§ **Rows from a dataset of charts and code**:
## Start

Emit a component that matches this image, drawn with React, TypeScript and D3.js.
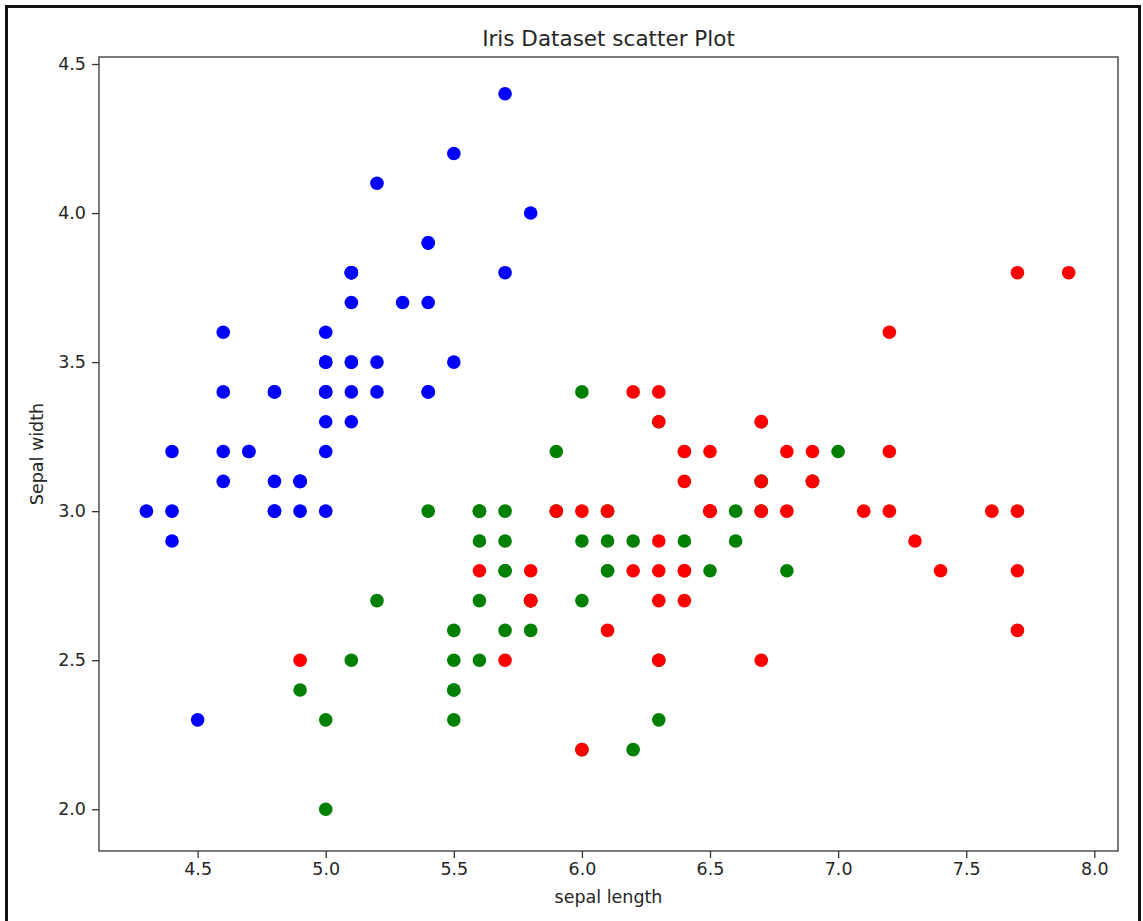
import React, { useEffect, useRef } from "react";
import * as d3 from "d3";

// iris sepal length / sepal width, by species
const setosaLength = [5.1, 4.9, 4.7, 4.6, 5.0, 5.4, 4.6, 5.0, 4.4, 4.9, 5.4, 4.8, 4.8, 4.3, 5.8, 5.7, 5.4, 5.1, 5.7, 5.1, 5.4, 5.1, 4.6, 5.1, 4.8, 5.0, 5.0, 5.2, 5.2, 4.7, 4.8, 5.4, 5.2, 5.5, 4.9, 5.0, 5.5, 4.9, 4.4, 5.1, 5.0, 4.5, 4.4, 5.0, 5.1, 4.8, 5.1, 4.6, 5.3, 5.0];
const setosaWidth = [3.5, 3.0, 3.2, 3.1, 3.6, 3.9, 3.4, 3.4, 2.9, 3.1, 3.7, 3.4, 3.0, 3.0, 4.0, 4.4, 3.9, 3.5, 3.8, 3.8, 3.4, 3.7, 3.6, 3.3, 3.4, 3.0, 3.4, 3.5, 3.4, 3.2, 3.1, 3.4, 4.1, 4.2, 3.1, 3.2, 3.5, 3.1, 3.0, 3.4, 3.5, 2.3, 3.2, 3.5, 3.8, 3.0, 3.8, 3.2, 3.7, 3.3];

const versicolorLength = [7.0, 6.4, 6.9, 5.5, 6.5, 5.7, 6.3, 4.9, 6.6, 5.2, 5.0, 5.9, 6.0, 6.1, 5.6, 6.7, 5.6, 5.8, 6.2, 5.6, 5.9, 6.1, 6.3, 6.1, 6.4, 6.6, 6.8, 6.7, 6.0, 5.7, 5.5, 5.5, 5.8, 6.0, 5.4, 6.0, 6.7, 6.3, 5.6, 5.5, 5.5, 6.1, 5.8, 5.0, 5.6, 5.7, 5.7, 6.2, 5.1, 5.7];
const versicolorWidth = [3.2, 3.2, 3.1, 2.3, 2.8, 2.8, 3.3, 2.4, 2.9, 2.7, 2.0, 3.0, 2.2, 2.9, 2.9, 3.1, 3.0, 2.7, 2.2, 2.5, 3.2, 2.8, 2.5, 2.8, 2.9, 3.0, 2.8, 3.0, 2.9, 2.6, 2.4, 2.4, 2.7, 2.7, 3.0, 3.4, 3.1, 2.3, 3.0, 2.5, 2.6, 3.0, 2.6, 2.3, 2.7, 3.0, 2.9, 2.9, 2.5, 2.8];

const virginicaLength = [6.3, 5.8, 7.1, 6.3, 6.5, 7.6, 4.9, 7.3, 6.7, 7.2, 6.5, 6.4, 6.8, 5.7, 5.8, 6.4, 6.5, 7.7, 7.7, 6.0, 6.9, 5.6, 7.7, 6.3, 6.7, 7.2, 6.2, 6.1, 6.4, 7.2, 7.4, 7.9, 6.4, 6.3, 6.1, 7.7, 6.3, 6.4, 6.0, 6.9, 6.7, 6.9, 5.8, 6.8, 6.7, 6.7, 6.3, 6.5, 6.2, 5.9];
const virginicaWidth = [3.3, 2.7, 3.0, 2.9, 3.0, 3.0, 2.5, 2.9, 2.5, 3.6, 3.2, 2.7, 3.0, 2.5, 2.8, 3.2, 3.0, 3.8, 2.6, 2.2, 3.2, 2.8, 2.8, 2.7, 3.3, 3.2, 2.8, 3.0, 2.8, 3.0, 2.8, 3.8, 2.8, 2.8, 2.6, 3.0, 3.4, 3.1, 3.0, 3.1, 3.1, 3.1, 2.7, 3.2, 3.3, 3.0, 2.5, 3.0, 3.4, 3.0];

const xTicks = [4.5, 5.0, 5.5, 6.0, 6.5, 7.0, 7.5, 8.0];
const yTicks = [2.0, 2.5, 3.0, 3.5, 4.0, 4.5];

const WIDTH = 1143;
const HEIGHT = 921;
const plot = { left: 99, right: 1118, top: 57, bottom: 851 };
const FONT = "'DejaVu Sans', sans-serif";

const App = () => {
  const ref = useRef<SVGSVGElement>(null);

  useEffect(() => {
    const svg = d3.select(ref.current);
    svg.selectAll("*").remove();

    const x = d3.scaleLinear().domain([4.115, 8.0925]).range([plot.left, plot.right]);
    const y = d3.scaleLinear().domain([1.86, 4.5235]).range([plot.bottom, plot.top]);

    // outer frame of the screenshot
    svg
      .append("rect")
      .attr("x", 6.5)
      .attr("y", 6.5)
      .attr("width", 1133)
      .attr("height", 940)
      .attr("fill", "white")
      .attr("stroke", "#111")
      .attr("stroke-width", 3);

    const groups = [
      { xs: setosaLength, ys: setosaWidth, color: "#0000ff" },
      { xs: versicolorLength, ys: versicolorWidth, color: "#008000" },
      { xs: virginicaLength, ys: virginicaWidth, color: "#ff0000" },
    ];

    groups.forEach((g) => {
      svg
        .append("g")
        .selectAll("circle")
        .data(g.xs.map((v, i) => [v, g.ys[i]]))
        .join("circle")
        .attr("cx", (d) => x(d[0]))
        .attr("cy", (d) => y(d[1]))
        .attr("r", 6.8)
        .attr("fill", g.color);
    });

    const xAxis = svg
      .append("g")
      .attr("transform", `translate(0,${plot.bottom})`)
      .call(d3.axisBottom(x).tickValues(xTicks).tickFormat(d3.format(".1f")).tickSize(7).tickSizeOuter(0).tickPadding(5));
    const yAxis = svg
      .append("g")
      .attr("transform", `translate(${plot.left},0)`)
      .call(d3.axisLeft(y).tickValues(yTicks).tickFormat(d3.format(".1f")).tickSize(7).tickSizeOuter(0).tickPadding(6));

    [xAxis, yAxis].forEach((a) => {
      a.select(".domain").remove();
      a.selectAll(".tick line").attr("stroke", "#333").attr("stroke-width", 1.3);
      a.selectAll(".tick text")
        .attr("fill", "#262626")
        .style("font-family", FONT)
        .style("font-size", "17.5px");
    });

    // spines
    svg
      .append("rect")
      .attr("x", plot.left)
      .attr("y", plot.top)
      .attr("width", plot.right - plot.left)
      .attr("height", plot.bottom - plot.top)
      .attr("fill", "none")
      .attr("stroke", "#333")
      .attr("stroke-width", 1.3);

    svg
      .append("text")
      .attr("x", (plot.left + plot.right) / 2)
      .attr("y", 46)
      .attr("text-anchor", "middle")
      .attr("fill", "#262626")
      .style("font-family", FONT)
      .style("font-size", "21.5px")
      .text("Iris Dataset scatter Plot");

    svg
      .append("text")
      .attr("x", (plot.left + plot.right) / 2)
      .attr("y", 903)
      .attr("text-anchor", "middle")
      .attr("fill", "#262626")
      .style("font-family", FONT)
      .style("font-size", "17.5px")
      .text("sepal length");

    svg
      .append("text")
      .attr("transform", `translate(43,${(plot.top + plot.bottom) / 2}) rotate(-90)`)
      .attr("text-anchor", "middle")
      .attr("fill", "#262626")
      .style("font-family", FONT)
      .style("font-size", "17.5px")
      .text("Sepal width");
  }, []);

  return (
    <svg
      ref={ref}
      width={WIDTH}
      height={HEIGHT}
      style={{ position: "absolute", left: 0, top: 0, display: "block", background: "white" }}
    />
  );
};

export default App;
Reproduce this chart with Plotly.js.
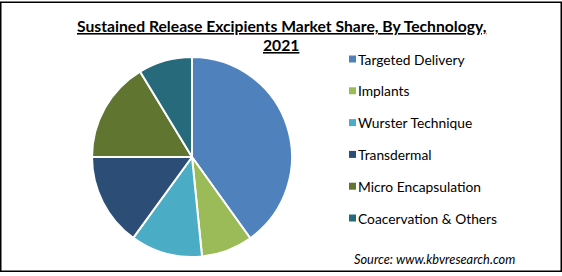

## End

§ **Short problem**:
Set the lines above down again, word for word, from the first through the one containing "2.9, 2.5, 2.8];"; pictures excluded.

§ **Exercise output**:
Emit a component that matches this image, drawn with React, TypeScript and D3.js.
import React, { useEffect, useRef } from "react";
import * as d3 from "d3";

// iris sepal length / sepal width, by species
const setosaLength = [5.1, 4.9, 4.7, 4.6, 5.0, 5.4, 4.6, 5.0, 4.4, 4.9, 5.4, 4.8, 4.8, 4.3, 5.8, 5.7, 5.4, 5.1, 5.7, 5.1, 5.4, 5.1, 4.6, 5.1, 4.8, 5.0, 5.0, 5.2, 5.2, 4.7, 4.8, 5.4, 5.2, 5.5, 4.9, 5.0, 5.5, 4.9, 4.4, 5.1, 5.0, 4.5, 4.4, 5.0, 5.1, 4.8, 5.1, 4.6, 5.3, 5.0];
const setosaWidth = [3.5, 3.0, 3.2, 3.1, 3.6, 3.9, 3.4, 3.4, 2.9, 3.1, 3.7, 3.4, 3.0, 3.0, 4.0, 4.4, 3.9, 3.5, 3.8, 3.8, 3.4, 3.7, 3.6, 3.3, 3.4, 3.0, 3.4, 3.5, 3.4, 3.2, 3.1, 3.4, 4.1, 4.2, 3.1, 3.2, 3.5, 3.1, 3.0, 3.4, 3.5, 2.3, 3.2, 3.5, 3.8, 3.0, 3.8, 3.2, 3.7, 3.3];

const versicolorLength = [7.0, 6.4, 6.9, 5.5, 6.5, 5.7, 6.3, 4.9, 6.6, 5.2, 5.0, 5.9, 6.0, 6.1, 5.6, 6.7, 5.6, 5.8, 6.2, 5.6, 5.9, 6.1, 6.3, 6.1, 6.4, 6.6, 6.8, 6.7, 6.0, 5.7, 5.5, 5.5, 5.8, 6.0, 5.4, 6.0, 6.7, 6.3, 5.6, 5.5, 5.5, 6.1, 5.8, 5.0, 5.6, 5.7, 5.7, 6.2, 5.1, 5.7];
const versicolorWidth = [3.2, 3.2, 3.1, 2.3, 2.8, 2.8, 3.3, 2.4, 2.9, 2.7, 2.0, 3.0, 2.2, 2.9, 2.9, 3.1, 3.0, 2.7, 2.2, 2.5, 3.2, 2.8, 2.5, 2.8, 2.9, 3.0, 2.8, 3.0, 2.9, 2.6, 2.4, 2.4, 2.7, 2.7, 3.0, 3.4, 3.1, 2.3, 3.0, 2.5, 2.6, 3.0, 2.6, 2.3, 2.7, 3.0, 2.9, 2.9, 2.5, 2.8];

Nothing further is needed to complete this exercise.